Recognizing that 90% of all Florida prisoners will eventually be released into society, former Governor Jeb Bush commissioned the Ex-Offender Task Force (Task Force) on February 7, 2005 to report on how the state can improve the effectiveness "in facilitating the re-entry of ex-offenders into their communities so as to reduce the incidence of recidivism." The preliminary result is a comprehensive report issued in November 2006, which makes recommendations that are a drastic change from how Florida prisons are now operated.
The Task Force found that recidivism not only creates new victims, it's a huge burden on taxpayers. Currently, 44% of all Florida prisoners have been there before. It costs $148 million to house those recidivists for their first year. Compound that with an average 4.6 year sentence, and the bill comes to $6.76 billion. That money could be better spent on "anti-crime" strategies, the Task Force concluded.
The first step in achieving a reduction in recidivism must start upon entry into prison. The report recommends the Florida Department of Corrections (FDOC) revise its mission statement to address successful reentry. To assess performance in reaching that goal, performance measures for each prison should be implemented.
It was found that prisoner programs must be expanded.
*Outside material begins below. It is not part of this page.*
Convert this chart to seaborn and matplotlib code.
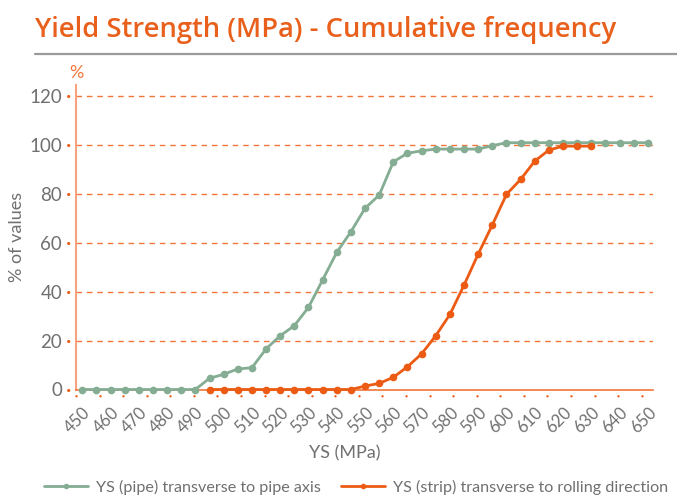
import numpy as np
import pandas as pd
import matplotlib
matplotlib.use('Agg')
import matplotlib.pyplot as plt
from matplotlib.path import Path
from matplotlib.markers import MarkerStyle
from matplotlib.lines import Line2D
import seaborn as sns

# Chart data
pipe_ys = list(range(450, 655, 5))
pipe_pct = [0, 0, 0, 0, 0, 0, 0, 0, 0,
            4.6, 6.2, 8.4, 8.9, 16.6, 22.0, 26.1, 33.6, 44.8, 56.1,
            64.5, 74.1, 79.5, 93.1, 96.6, 97.6,
            98.3, 98.3, 98.3, 98.3, 99.7,
            100.9, 100.9, 100.9, 100.9, 100.9, 100.9, 100.9, 100.9, 100.9, 100.9, 100.9]

strip_ys = list(range(495, 635, 5))
strip_pct = [0, 0, 0, 0, 0, 0, 0, 0, 0, 0, 0,
             1.4, 2.5, 5.0, 9.3, 14.6, 22.0, 30.7, 42.7, 55.4, 67.3,
             79.8, 85.9, 93.4, 97.9, 99.5, 99.5, 99.5]

series_names = ['YS (pipe) transverse to pipe axis',
                'YS (strip) transverse to rolling direction']
x_tick_labels = list(range(450, 660, 10))
y_tick_labels = [0, 20, 40, 60, 80, 100, 120]

GREEN = '#84ad93'
ORANGE = '#ec5b13'
GRID = '#f2763a'
TEXT = '#707070'

df = pd.concat([
    pd.DataFrame({'YS': pipe_ys, 'pct': pipe_pct, 'series': series_names[0]}),
    pd.DataFrame({'YS': strip_ys, 'pct': strip_pct, 'series': series_names[1]}),
])

sns.set_theme(style='white')
plt.rcParams['font.family'] = ['Lato', 'DejaVu Sans']

fig = plt.figure(figsize=(6.77, 4.95), dpi=100)
ax = fig.add_axes([76 / 677, 1 - 389.5 / 495, 577 / 677, 304.5 / 495])

sns.lineplot(data=df, x='YS', y='pct', hue='series',
             palette=[GREEN, ORANGE], marker='o', markersize=5.5,
             markeredgewidth=0, linewidth=2, clip_on=False,
             legend=False, ax=ax, zorder=3)

ax.set_xlim(447.8, 651.8)
ax.set_ylim(0, 124.5)

# dashed horizontal grid
for v in y_tick_labels[1:]:
    ax.axhline(v, color=GRID, lw=1, ls=(0, (4, 3.5)), zorder=1)

for s in ['top', 'right']:
    ax.spines[s].set_visible(False)
ax.spines['left'].set_color('#f6a27e')
ax.spines['left'].set_linewidth(1.5)
ax.spines['bottom'].set_color(GRID)
ax.spines['bottom'].set_linewidth(1.2)

ax.set_yticks(y_tick_labels)
ax.set_yticklabels([str(v) for v in y_tick_labels])
ax.set_xticks(x_tick_labels)
ax.set_xticklabels([str(v) for v in x_tick_labels], rotation=45,
                   ha='right', va='top', rotation_mode='anchor')
ax.set_xticks(np.linspace(447.8, 647.8, 25), minor=True)

ax.tick_params(axis='y', left=True, length=0, pad=10, labelsize=13.5, labelcolor=TEXT)
ax.tick_params(axis='x', which='major', bottom=False, length=0, pad=11,
               labelsize=12, labelcolor=TEXT)
ax.tick_params(axis='x', which='minor', bottom=True, length=0)

# little dot tick marks, set off from the spines
ydot = MarkerStyle(Path.circle((-3, 0), 0.6))
xdot = MarkerStyle(Path.circle((0, -3), 0.6))
for t in ax.yaxis.get_major_ticks():
    t.tick1line.set_visible(True)
    t.tick1line.set_marker(ydot)
    t.tick1line.set_markersize(13.5)
    t.tick1line.set_markerfacecolor(ORANGE)
    t.tick1line.set_markeredgewidth(0)
for t in ax.xaxis.get_minor_ticks():
    t.tick1line.set_visible(True)
    t.tick1line.set_marker(xdot)
    t.tick1line.set_markersize(10)
    t.tick1line.set_markerfacecolor(ORANGE)
    t.tick1line.set_markeredgewidth(0)

ax.set_ylabel('% of values', color=TEXT, fontsize=13)
ax.yaxis.set_label_coords(-0.088, 0.5)
ax.set_xlabel('YS (MPa)', color=TEXT, fontsize=13)
ax.xaxis.set_label_coords(0.466, -0.2085)
ax.xaxis.label.set_va('center')

# title, rule and unit
fig.text(35 / 677, 1 - 37 / 495, 'Yield Strength (MPa) - Cumulative frequency',
         color='#e8601c', fontsize=19.7, fontweight='semibold',
         family=['Open Sans', 'DejaVu Sans'], va='baseline')
fig.add_artist(Line2D([35 / 677, 1], [1 - 54 / 495] * 2, color='#9a9a9a', lw=1.6))
fig.text(76.7 / 677, 1 - 73 / 495, '%', color=GRID, fontsize=13, ha='center', va='center')

handles = [Line2D([], [], color=GREEN, lw=2, marker='o', markersize=4, markeredgewidth=0),
           Line2D([], [], color=ORANGE, lw=2, marker='o', markersize=4, markeredgewidth=0)]
fig.legend(handles, series_names, loc='center left',
           bbox_to_anchor=(44 / 677, 1 - 487 / 495), ncol=2, frameon=False,
           fontsize=11.6, labelcolor=TEXT, handlelength=2.7, handletextpad=0.5,
           columnspacing=1.3, borderaxespad=0, borderpad=0)

fig.savefig('out.png', dpi=100)
plt.close(fig)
The report found a direct correlation between decreased disciplinary actions and recidivism rates with prisoners involved in available programs. There was "increased mutual respect among staff, inmates, and volunteers, the increased engagement of volunteers, and focused emphasis on rehabilitation" in faith and character-based prisons. These types of prisons are "budget-neutral." As such, it was recommended six more such prisons be so transformed by December 2008.
Of the $1.9 billion FDOC annual budget only 2% ($32.4 million) goes towards programs. This has increased prisoner idleness. Increasing academic, vocational, substance abuse programs could save taxpayers $6.7 million per year by reducing recidivism. Instead, FDOC has decreased its treatment and educational budget 47% since 2001. Of course, the Task Force recommended this change, as well as outsourcing job training.
FDOC should also increase its work release program. Work release is only available to 3.4% of prisoners prior to release. Yet, it costs half as much to house a prisoner per day and reduces recidivism.
Discharge planning should begin upon entry. It was recommended FDOC develop "an individualized reentry plan that addresses education; employment, including resume preparation, job seeking and interviewing; health, mental health and substance abuse challenges; managing family conflict; mentoring; and strategies to develop pro-social behavior and desistance from crime."
The Task Force found that local reentry councils should be created to assist released prisoners. It recommended the legislature create a "transition authority" to coordinate between FDOC, the Florida Parole Commission, and other state agencies that can "help coordinate the work of reenty at the community level."
This report, which comprises 44 pages, is an in-depth look at Florida's prison system and its failures to rehabilitate prisoners. If implemented, the recommendations may change all of that and save taxpayer dollars. Whether any of it will be implemented, remains to be seen. The report is available on PLN's website.